Wizard
Wizard

Reputation: 22083

Define a primitive apply with purely scheme procedures

In SICP's chapter 3.1.1 Mutation is just assignment,

the cons is represented purely in terms of procedures:

(define (cons x y)
  (define (dispatch m)
    (cond ((eq? m 'car) x)
          ((eq? m 'cdr) y)
          (else (error "Undefined
                 operation: CONS" m))))
  dispatch)

and in chapter 4, a primitive eval is defined purely as well as cons

(define (eval exp env)
  (cond ((self-evaluating? exp) exp)
        ((variable? exp) (lookup-variable-value exp env))
        ((quoted? exp) (text-of-quotation exp))
        ((assignment? exp) (eval-assignment exp env))
        ((definition? exp) (eval-definition exp env))
        ((if? exp) (eval-if exp env))
        ((lambda? exp)
         (make-procedure (lambda-parameters exp)
                         (lambda-body exp)
                         env))
        ((begin? exp) 
         (eval-sequence (begin-actions exp) env))
        ((cond? exp) (eval (cond->if exp) env))
        ((application? exp)
         (apply (eval (operator exp) env)
                (list-of-values (operands exp) env)))
        (else
         (error "Unknown expression type -- EVAL" exp))))

However, the book did not try to define a primitive-apply, instead wrap the builtin apply as

We have assumed instead that we have saved a reference to the underlying apply by doing (define apply-in-underlying-scheme apply)

In the 4.1 Metalinguistic abstraction, the illustration take apply as granted as well as the builtin cons, car and cdr.

How could define a primitive apply ?

Upvotes: 0

Views: 241

Answers (1)

alinsoar
alinsoar

Reputation: 15793

You do not need to define a primitive-apply. This comes from the language that you use to implement the evaluator.

In case you work with a meta-circular evaluator the primitive-apply comes inside the scheme system that you use (for example, mit-scheme, guile, etc provides you an apply). In case that you implement a language in some other language apart from scheme, like C, the primitive-apply comes written in C.

For example, if you add 2 numbers in the target language, to use the + operator from C to compute the result, the primitive-apply needs first of all to convert the representation of numbers of target language in C-like representation and after that to apply the primitive + (from C) and to convert the result back to target language. This result will be returned in the target language by the primitive-apply.

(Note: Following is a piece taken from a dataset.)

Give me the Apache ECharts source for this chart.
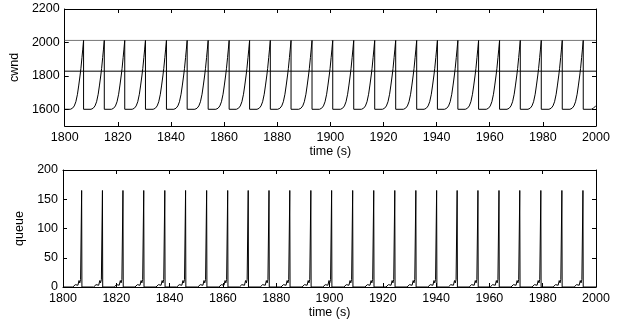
<!DOCTYPE html>
<html>
<head>
<meta charset="utf-8">
<script src="https://cdn.jsdelivr.net/npm/echarts@6/dist/echarts.min.js"></script>
<style>
html,body{margin:0;padding:0;background:#fff;}
#chart{width:625px;height:326px;}
</style>
</head>
<body>
<div id="chart"></div>
<script>
// ---- data ----
const xTicks = [1800, 1820, 1840, 1860, 1880, 1900, 1920, 1940, 1960, 1980, 2000];
const cwndTicks = [1600, 1800, 2000, 2200];
const queueTicks = [0, 50, 100, 150, 200];

// times at which cwnd drops / queue spike ends (s)
const dropTimes = [1807.1, 1814.9, 1822.6, 1830.4, 1838.3, 1846.1, 1854.0, 1861.9, 1869.6, 1877.4,
  1885.2, 1893.1, 1900.9, 1908.8, 1916.7, 1924.6, 1932.5, 1940.3, 1948.0, 1955.8,
  1963.7, 1971.5, 1979.4, 1987.3, 1995.2];

// cwnd rise before each drop (offset from drop time, value)
const cwndRiseOffsets = [-5.0, -4.2, -3.5, -2.9, -2.3, -1.8, -1.3, -1.0, -0.6, -0.3, 0];
const cwndRiseValues  = [1600, 1606, 1620, 1645, 1690, 1745, 1805, 1845, 1910, 1960, 2012];
const cwndAfterDrop = 1600;
const cwndStartTimes = [1800];
const cwndStartValues = [1600];
const cwndTailTimes = [1998.2, 1999.0, 2000];
const cwndTailValues = [1600, 1606, 1622];

// reference lines in cwnd panel
const cwndUpperLine = 2012;
const cwndMidLine = 1828;

// queue oscillation before each drop (offset from drop time, value)
const queueOffsets = [-3.4, -3.1, -2.8, -2.5, -2.2, -1.8, -1.5, -1.1, -0.8, -0.5, -0.1, 0];
const queueValues  = [0, 2, 0.5, 4, 1.5, 7, 3, 11, 7, 13, 165, 0];
const queueStartTimes = [1800];
const queueStartValues = [0];
const queueTailTimes = [2000];
const queueTailValues = [0];

// ---- build series data ----
const cwndData = [];
cwndStartTimes.forEach((t, i) => cwndData.push([t, cwndStartValues[i]]));
dropTimes.forEach(td => {
  cwndRiseOffsets.forEach((o, i) => cwndData.push([+(td + o).toFixed(2), cwndRiseValues[i]]));
  cwndData.push([td, cwndAfterDrop]);
});
cwndTailTimes.forEach((t, i) => cwndData.push([t, cwndTailValues[i]]));

const queueData = [];
queueStartTimes.forEach((t, i) => queueData.push([t, queueStartValues[i]]));
dropTimes.forEach(td => {
  queueOffsets.forEach((o, i) => queueData.push([+(td + o).toFixed(2), queueValues[i]]));
});
queueTailTimes.forEach((t, i) => queueData.push([t, queueTailValues[i]]));

const FONT = 'Liberation Sans, Arial, Helvetica, sans-serif';
const txt = {color: '#000', fontFamily: FONT, fontSize: 12.5};
const plain = v => String(v);
const line = {show: true, onZero: false, lineStyle: {color: '#000', width: 1}};
const tick = {show: true, inside: true, length: 4, lineStyle: {color: '#000', width: 1}};

function xAxes(gi) {
  return [
    {gridIndex: gi, type: 'value', min: 1800, max: 2000, interval: 20, position: 'bottom',
     axisLine: line, axisTick: tick,
     axisLabel: Object.assign({margin: 5, formatter: plain}, txt), splitLine: {show: false},
     name: 'time (s)', nameLocation: 'middle', nameGap: 19, nameTextStyle: txt},
    {gridIndex: gi, type: 'value', min: 1800, max: 2000, interval: 20, position: 'top',
     axisLine: line, axisTick: tick, axisLabel: {show: false}, splitLine: {show: false}}
  ];
}

const option = {
  animation: false,
  backgroundColor: '#fff',
  grid: [
    {left: 63, top: 9, width: 533, height: 117},
    {left: 63, top: 170, width: 533, height: 117}
  ],
  xAxis: xAxes(0).concat(xAxes(1)),
  yAxis: [
    {gridIndex: 0, type: 'value', min: 1500, max: 2200, position: 'left',
     axisLine: line,
     axisTick: Object.assign({customValues: cwndTicks}, tick),
     axisLabel: Object.assign({customValues: cwndTicks, margin: 5, formatter: plain}, txt),
     splitLine: {show: false},
     name: 'cwnd', nameLocation: 'middle', nameGap: 36, nameTextStyle: txt},
    {gridIndex: 0, type: 'value', min: 1500, max: 2200, position: 'right',
     axisLine: line,
     axisTick: Object.assign({customValues: cwndTicks}, tick),
     axisLabel: {show: false}, splitLine: {show: false}},
    {gridIndex: 1, type: 'value', min: 0, max: 200, interval: 50, position: 'left',
     axisLine: line, axisTick: tick,
     axisLabel: Object.assign({customValues: queueTicks, margin: 5, formatter: plain}, txt),
     splitLine: {show: false},
     name: 'queue', nameLocation: 'middle', nameGap: 26, nameTextStyle: txt},
    {gridIndex: 1, type: 'value', min: 0, max: 200, interval: 50, position: 'right',
     axisLine: line, axisTick: tick, axisLabel: {show: false}, splitLine: {show: false}}
  ],
  series: [
    {type: 'line', xAxisIndex: 0, yAxisIndex: 0, showSymbol: false, silent: true,
     data: [[xTicks[0], cwndUpperLine], [xTicks[xTicks.length - 1], cwndUpperLine]],
     lineStyle: {color: '#777', width: 1}},
    {type: 'line', xAxisIndex: 0, yAxisIndex: 0, showSymbol: false, silent: true,
     data: [[xTicks[0], cwndMidLine], [xTicks[xTicks.length - 1], cwndMidLine]],
     lineStyle: {color: '#000', width: 1}},
    {type: 'line', xAxisIndex: 0, yAxisIndex: 0, showSymbol: false, silent: true,
     data: cwndData, lineStyle: {color: '#000', width: 1}},
    {type: 'line', xAxisIndex: 2, yAxisIndex: 2, showSymbol: false, silent: true,
     data: queueData, lineStyle: {color: '#000', width: 1}}
  ]
};

const chart = echarts.init(document.getElementById('chart'), null, {renderer: 'canvas'});
chart.setOption(option);
</script>
</body>
</html>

The idea is that the implementation of the language made in C will know the representation of objects in target language and will be able to convert that representation to a similar representation that will be recognized by the C code (try to see how big numbers are implemented in some implementation and what happens internally when you add 2 big numbers with an implementation that uses gmp lib). See for example how gmp is implemented in emacs lisp, what happens when you evaluate (+ a b) in emacs/gnu...

You need to define only the apply function in the target language, that you implement.

On the other hand I do not understand why you combined the question with the issue with different implementations of the constructor for lists.